Gould claims Bob Connell and Terence Irving work supports his view of the early Australian proletariat. Wrong again. Their summary of the late colonial working class, in /Class Structure in Australian History/ (1992), fully supports Percy’s contention that racism was a significant force that both reflected and helped reproduce differentiations within the class. Like MarKey, they do not explicitly use the term “labour aristocracy”, but their analyses also support the contention that this was a constant feature of the Australia working class, if a feature that is contradictory and changing and somewhat different from the European experience:

“The labour market [from the 1870s] was showing signs of becoming increasingly differentiated.
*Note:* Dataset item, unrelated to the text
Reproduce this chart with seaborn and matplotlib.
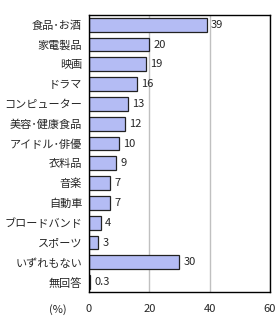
import numpy as np
import pandas as pd
import matplotlib
matplotlib.use('Agg')
import matplotlib.pyplot as plt
import seaborn as sns

# Chart data
categories = ['食品・お酒', '家電製品', '映画', 'ドラマ', 'コンピューター', '美容・健康食品',
              'アイドル・俳優', '衣料品', '音楽', '自動車', 'ブロードバンド', 'スポーツ',
              'いずれもない', '無回答']
values = [39, 20, 19, 16, 13, 12, 10, 9, 7, 7, 4, 3, 30, 0.3]
value_labels = ['39', '20', '19', '16', '13', '12', '10', '9', '7', '7', '4', '3', '30', '0.3']
x_ticks = [0, 20, 40, 60]

# half-width middle dot like the original labels
categories = [c.replace('・', '･') for c in categories]
df = pd.DataFrame({'category': categories, 'value': values})

sns.set_style('white')
plt.rcParams['font.family'] = ['Noto Sans CJK JP', 'DejaVu Sans']
fs = 8

fig = plt.figure(figsize=(2.8, 3.2), dpi=100)
ax = fig.add_axes([0.318, 0.0875, 0.646, 0.866])

sns.barplot(data=df, x='value', y='category', orient='h', ax=ax,
            color='#b4bcf4', saturation=1, width=0.7,
            edgecolor='#222222', linewidth=0.9)

ax.set_xlim(0, 60)
ax.set_xticks(x_ticks)
ax.set_xticklabels([str(t) for t in x_ticks], fontsize=fs)
ax.set_ylim(len(categories) - 0.5, -0.5)
ax.set_xlabel('')
ax.set_ylabel('')
ax.tick_params(axis='y', labelsize=fs, length=0, pad=5)
ax.tick_params(axis='x', length=0, pad=9)
ax.set_yticks(np.arange(len(categories)) + 0.5, minor=True)
ax.tick_params(axis='y', which='minor', direction='in', length=3, color='#222222', width=0.8)

ax.grid(axis='x', color='#c0c0c0', linewidth=1)
ax.set_axisbelow(True)
for s in ax.spines.values():
    s.set_color('#000000')
    s.set_linewidth(1)

ax.bar_label(ax.containers[0], labels=value_labels, padding=3, fontsize=fs)

fig.text(0.207, 0.032, '(%)', fontsize=fs, ha='center', va='center')

fig.savefig('out.png', dpi=100)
In Queensland, employers introduced some 60 000 Melanesians for sugar plantations, so that field labour became a separate segment of the labour market, where inferior working and living conditions persisted because of the racist disdain of white workers for ‘nigger work’. In the boot, tobacco and clothing trades of Victoria and New South Wales, women and children became the major components of the workforce in the 1870s, displacing several hundred male workers at a time when near full employment and sluggish immigration was forcing wages up …

“Yet although the labour market was beginning to follow the classic path of increased exploitation of labour through differentiation, it did not produce overnight discontinuities and sufferings on the scale of European capitalism … By early the next century, the Chinese had been excluded, most of the Melanesian repatriated, and the labour movement and liberal reformists had made so obvious their opposition, on racist grounds, to cheap contract labour that it was very difficult for employers to indenture even southern Europeans without being accused of damaging ‘White Australia’”. (pp. 108-109).
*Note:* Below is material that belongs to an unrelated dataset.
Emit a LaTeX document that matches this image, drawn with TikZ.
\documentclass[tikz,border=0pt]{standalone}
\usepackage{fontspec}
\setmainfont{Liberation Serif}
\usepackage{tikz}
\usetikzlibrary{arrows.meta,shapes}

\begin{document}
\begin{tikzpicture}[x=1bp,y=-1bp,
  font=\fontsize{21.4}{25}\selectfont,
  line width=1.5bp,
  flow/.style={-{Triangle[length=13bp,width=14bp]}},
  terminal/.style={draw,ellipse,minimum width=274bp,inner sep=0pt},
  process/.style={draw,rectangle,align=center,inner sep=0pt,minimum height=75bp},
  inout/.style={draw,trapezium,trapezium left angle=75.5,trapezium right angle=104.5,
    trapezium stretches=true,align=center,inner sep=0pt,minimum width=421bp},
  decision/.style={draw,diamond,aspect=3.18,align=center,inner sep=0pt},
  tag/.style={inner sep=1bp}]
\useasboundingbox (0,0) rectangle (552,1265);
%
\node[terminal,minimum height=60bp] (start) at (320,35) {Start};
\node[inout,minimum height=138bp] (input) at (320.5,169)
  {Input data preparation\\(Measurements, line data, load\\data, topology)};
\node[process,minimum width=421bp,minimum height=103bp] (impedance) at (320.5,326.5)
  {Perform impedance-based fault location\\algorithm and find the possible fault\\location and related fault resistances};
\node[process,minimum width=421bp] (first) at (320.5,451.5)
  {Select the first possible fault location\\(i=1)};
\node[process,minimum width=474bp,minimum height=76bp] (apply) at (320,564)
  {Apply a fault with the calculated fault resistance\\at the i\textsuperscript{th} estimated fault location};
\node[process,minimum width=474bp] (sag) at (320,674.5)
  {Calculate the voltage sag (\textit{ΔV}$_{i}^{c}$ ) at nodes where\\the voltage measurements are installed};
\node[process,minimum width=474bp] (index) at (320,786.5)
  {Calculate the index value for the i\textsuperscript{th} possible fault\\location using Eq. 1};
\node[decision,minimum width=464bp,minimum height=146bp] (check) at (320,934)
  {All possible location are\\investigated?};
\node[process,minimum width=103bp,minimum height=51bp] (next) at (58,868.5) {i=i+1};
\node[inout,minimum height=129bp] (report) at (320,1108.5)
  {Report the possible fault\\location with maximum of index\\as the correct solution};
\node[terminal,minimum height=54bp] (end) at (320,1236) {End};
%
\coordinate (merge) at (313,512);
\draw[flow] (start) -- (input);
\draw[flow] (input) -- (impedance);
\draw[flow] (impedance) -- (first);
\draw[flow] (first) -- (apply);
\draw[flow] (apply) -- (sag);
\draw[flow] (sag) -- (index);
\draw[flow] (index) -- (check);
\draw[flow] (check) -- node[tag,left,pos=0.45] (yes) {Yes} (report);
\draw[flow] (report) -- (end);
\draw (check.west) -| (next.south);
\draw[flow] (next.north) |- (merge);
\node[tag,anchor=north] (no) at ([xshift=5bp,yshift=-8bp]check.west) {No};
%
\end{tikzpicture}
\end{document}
Differentiation within the working class based on ethnicity, sex and skill means relative privilege for some. Yes this is fundamentally a lesser order contradiction than that between capital and labour, yes it is flexible and changeable (not least in this period because of the success of racist campaigns!), yes it has to be understood concretely as a  complex phenomena that is different from the European experience, yes its impact on politics is contradictory and not necessarily reactionary. But to deny that such differentiation, in a dialectical relationship with strong bourgeois and petty bourgeois influences on the labour movement, has an impact on consciousness and politics is to deny reality.